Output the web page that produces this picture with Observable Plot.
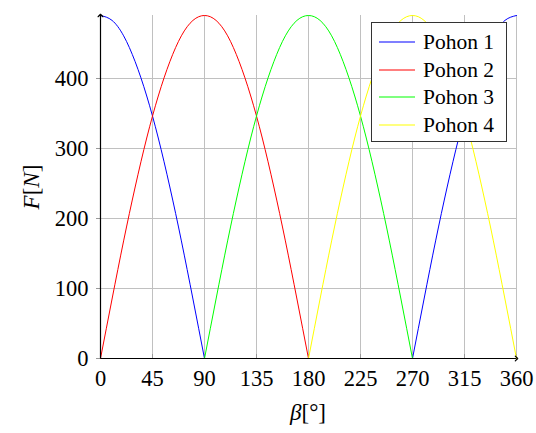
<!DOCTYPE html>
<html>
<head>
<meta charset="utf-8">
<script src="https://cdn.jsdelivr.net/npm/d3@7"></script>
<script src="https://cdn.jsdelivr.net/npm/@observablehq/plot@0.6"></script>
<style>
  html, body { margin: 0; padding: 0; background: #fff; }
  #wrap { position: relative; width: 536px; height: 433px; font-family: "Liberation Serif", serif; color: #000; }
  #legend { position: absolute; left: 371px; top: 22px; width: 134px; height: 118px; border: 1px solid #333; background: #fff; box-sizing: content-box; }
  .row { position: absolute; left: 0; height: 28px; font-size: 21.5px; line-height: 28px; }
  .sw { position: absolute; left: 7px; top: 13px; width: 36px; height: 2px; }
  .txt { position: absolute; left: 51px; top: 0; white-space: nowrap; }
  .lab { position: absolute; font-size: 23px; white-space: nowrap; }
</style>
</head>
<body>
<div id="wrap">
  <div id="chart"></div>
  <div id="legend"></div>
  <div class="lab" id="ylab" style="left:32px; top:187px; transform: translate(-50%,-50%) rotate(-90deg);"><i>F</i>[<i>N</i>]</div>
  <div class="lab" id="xlab" style="left:308px; top:413px; transform: translate(-50%,-50%);"><i>β</i>[°]</div>
</div>
<script>
// angles in degrees
const beta = [0,10,20,30,40,50,60,70,80,90,100,110,120,130,140,150,160,170,180,
              190,200,210,220,230,240,250,260,270,280,290,300,310,320,330,340,350,360];
const seriesNames = ["Pohon 1", "Pohon 2", "Pohon 3", "Pohon 4"];
const seriesColors = ["#0000ff", "#ff0000", "#00ff00", "#ffff00"];
const N = null;
const pohon1 = [490,483,461,424,375,315,245,168,85,0, N,N,N,N,N,N,N,N,N,N,N,N,N,N,N,N,N, 0,85,168,245,315,375,424,461,483,490];
const pohon2 = [0,85,168,245,315,375,424,461,483,490,483,461,424,375,315,245,168,85,0, N,N,N,N,N,N,N,N,N,N,N,N,N,N,N,N,N,N];
const pohon3 = [N,N,N,N,N,N,N,N,N, 0,85,168,245,315,375,424,461,483,490,483,461,424,375,315,245,168,85,0, N,N,N,N,N,N,N,N,N];
const pohon4 = [N,N,N,N,N,N,N,N,N,N,N,N,N,N,N,N,N,N, 0,85,168,245,315,375,424,461,483,490,483,461,424,375,315,245,168,85,0];
const xTicks = [0,45,90,135,180,225,270,315,360];
const yTicks = [0,100,200,300,400];
const xDomain = [0,360];
const yDomain = [0,490];

const allSeries = [pohon1, pohon2, pohon3, pohon4];
const data = [];
allSeries.forEach((vals, i) => {
  beta.forEach((b, j) => data.push({beta: b, F: vals[j], series: seriesNames[i]}));
});

const axes = [
  {x1: xDomain[0], y1: yDomain[0], x2: xDomain[1], y2: yDomain[0]},
  {x1: xDomain[0], y1: yDomain[0], x2: xDomain[0], y2: yDomain[1]}
];

const chart = Plot.plot({
  width: 536,
  height: 433,
  marginLeft: 100,
  marginRight: 20,
  marginTop: 15,
  marginBottom: 75,
  style: {fontFamily: "'Liberation Serif', serif", fontSize: "22px", background: "transparent", color: "#000"},
  x: {type: "linear", domain: xDomain, label: null},
  y: {type: "linear", domain: yDomain, label: null},
  color: {domain: seriesNames, range: seriesColors},
  marks: [
    Plot.gridX(xTicks, {stroke: "#c0c0c0", strokeOpacity: 1, strokeWidth: 1}),
    Plot.gridY(yTicks, {stroke: "#c0c0c0", strokeOpacity: 1, strokeWidth: 1}),
    Plot.axisX(xTicks, {tickSize: -4, tickFormat: () => "", stroke: "#999", label: null}),
    Plot.axisY(yTicks, {tickSize: 4, tickFormat: () => "", stroke: "#999", label: null}),
    Plot.axisX(xTicks, {tickSize: 0, tickPadding: 12, label: null, fontSize: 22.5}),
    Plot.axisY(yTicks, {tickSize: 0, tickPadding: 12, label: null, fontSize: 22.5}),
    Plot.line(data, {x: "beta", y: "F", z: "series", stroke: "series", strokeWidth: 1, curve: "natural"}),
    Plot.link(axes, {x1: "x1", y1: "y1", x2: "x2", y2: "y2", stroke: "#000", strokeWidth: 1.2, markerEnd: "arrow"})
  ]
});
document.getElementById("chart").appendChild(chart);

const legend = document.getElementById("legend");
const rowTops = [5, 33, 60, 88];
seriesNames.forEach((name, i) => {
  const row = document.createElement("div");
  row.className = "row";
  row.style.top = rowTops[i] + "px";
  row.innerHTML = `<svg class="sw" width="36" height="2"><line x1="0" x2="36" y1="1" y2="1" stroke="${seriesColors[i]}" stroke-width="1.2"/></svg><span class="txt">${name}</span>`;
  legend.appendChild(row);
});
</script>
</body>
</html>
::::::::
■ STATED TASK
Please write out all the data again word for word, but not the pictures.

■ TASK SOLUTION
Output the web page that produces this picture with Observable Plot.
<!DOCTYPE html>
<html>
<head>
<meta charset="utf-8">
<script src="https://cdn.jsdelivr.net/npm/d3@7"></script>
<script src="https://cdn.jsdelivr.net/npm/@observablehq/plot@0.6"></script>
<style>
  html, body { margin: 0; padding: 0; background: #fff; }
  #wrap { position: relative; width: 536px; height: 433px; font-family: "Liberation Serif", serif; color: #000; }
  #legend { position: absolute; left: 371px; top: 22px; width: 134px; height: 118px; border: 1px solid #333; background: #fff; box-sizing: content-box; }
  .row { position: absolute; left: 0; height: 28px; font-size: 21.5px; line-height: 28px; }
  .sw { position: absolute; left: 7px; top: 13px; width: 36px; height: 2px; }
  .txt { position: absolute; left: 51px; top: 0; white-space: nowrap; }
  .lab { position: absolute; font-size: 23px; white-space: nowrap; }
</style>
</head>
<body>
<div id="wrap">
  <div id="chart"></div>
  <div id="legend"></div>
  <div class="lab" id="ylab" style="left:32px; top:187px; transform: translate(-50%,-50%) rotate(-90deg);"><i>F</i>[<i>N</i>]</div>
  <div class="lab" id="xlab" style="left:308px; top:413px; transform: translate(-50%,-50%);"><i>β</i>[°]</div>
</div>
<script>
// angles in degrees
const beta = [0,10,20,30,40,50,60,70,80,90,100,110,120,130,140,150,160,170,180,
              190,200,210,220,230,240,250,260,270,280,290,300,310,320,330,340,350,360];
const seriesNames = ["Pohon 1", "Pohon 2", "Pohon 3", "Pohon 4"];
const seriesColors = ["#0000ff", "#ff0000", "#00ff00", "#ffff00"];
const N = null;
const pohon1 = [490,483,461,424,375,315,245,168,85,0, N,N,N,N,N,N,N,N,N,N,N,N,N,N,N,N,N, 0,85,168,245,315,375,424,461,483,490];
const pohon2 = [0,85,168,245,315,375,424,461,483,490,483,461,424,375,315,245,168,85,0, N,N,N,N,N,N,N,N,N,N,N,N,N,N,N,N,N,N];
const pohon3 = [N,N,N,N,N,N,N,N,N, 0,85,168,245,315,375,424,461,483,490,483,461,424,375,315,245,168,85,0, N,N,N,N,N,N,N,N,N];
const pohon4 = [N,N,N,N,N,N,N,N,N,N,N,N,N,N,N,N,N,N, 0,85,168,245,315,375,424,461,483,490,483,461,424,375,315,245,168,85,0];
const xTicks = [0,45,90,135,180,225,270,315,360];
const yTicks = [0,100,200,300,400];
const xDomain = [0,360];
const yDomain = [0,490];

const allSeries = [pohon1, pohon2, pohon3, pohon4];
const data = [];
allSeries.forEach((vals, i) => {
  beta.forEach((b, j) => data.push({beta: b, F: vals[j], series: seriesNames[i]}));
});

const axes = [
  {x1: xDomain[0], y1: yDomain[0], x2: xDomain[1], y2: yDomain[0]},
  {x1: xDomain[0], y1: yDomain[0], x2: xDomain[0], y2: yDomain[1]}
];

const chart = Plot.plot({
  width: 536,
  height: 433,
  marginLeft: 100,
  marginRight: 20,
  marginTop: 15,
  marginBottom: 75,
  style: {fontFamily: "'Liberation Serif', serif", fontSize: "22px", background: "transparent", color: "#000"},
  x: {type: "linear", domain: xDomain, label: null},
  y: {type: "linear", domain: yDomain, label: null},
  color: {domain: seriesNames, range: seriesColors},
  marks: [
    Plot.gridX(xTicks, {stroke: "#c0c0c0", strokeOpacity: 1, strokeWidth: 1}),
    Plot.gridY(yTicks, {stroke: "#c0c0c0", strokeOpacity: 1, strokeWidth: 1}),
    Plot.axisX(xTicks, {tickSize: -4, tickFormat: () => "", stroke: "#999", label: null}),
    Plot.axisY(yTicks, {tickSize: 4, tickFormat: () => "", stroke: "#999", label: null}),
    Plot.axisX(xTicks, {tickSize: 0, tickPadding: 12, label: null, fontSize: 22.5}),
    Plot.axisY(yTicks, {tickSize: 0, tickPadding: 12, label: null, fontSize: 22.5}),
    Plot.line(data, {x: "beta", y: "F", z: "series", stroke: "series", strokeWidth: 1, curve: "natural"}),
    Plot.link(axes, {x1: "x1", y1: "y1", x2: "x2", y2: "y2", stroke: "#000", strokeWidth: 1.2, markerEnd: "arrow"})
  ]
});
document.getElementById("chart").appendChild(chart);

const legend = document.getElementById("legend");
const rowTops = [5, 33, 60, 88];
seriesNames.forEach((name, i) => {
  const row = document.createElement("div");
  row.className = "row";
  row.style.top = rowTops[i] + "px";
  row.innerHTML = `<svg class="sw" width="36" height="2"><line x1="0" x2="36" y1="1" y2="1" stroke="${seriesColors[i]}" stroke-width="1.2"/></svg><span class="txt">${name}</span>`;
  legend.appendChild(row);
});
</script>
</body>
</html>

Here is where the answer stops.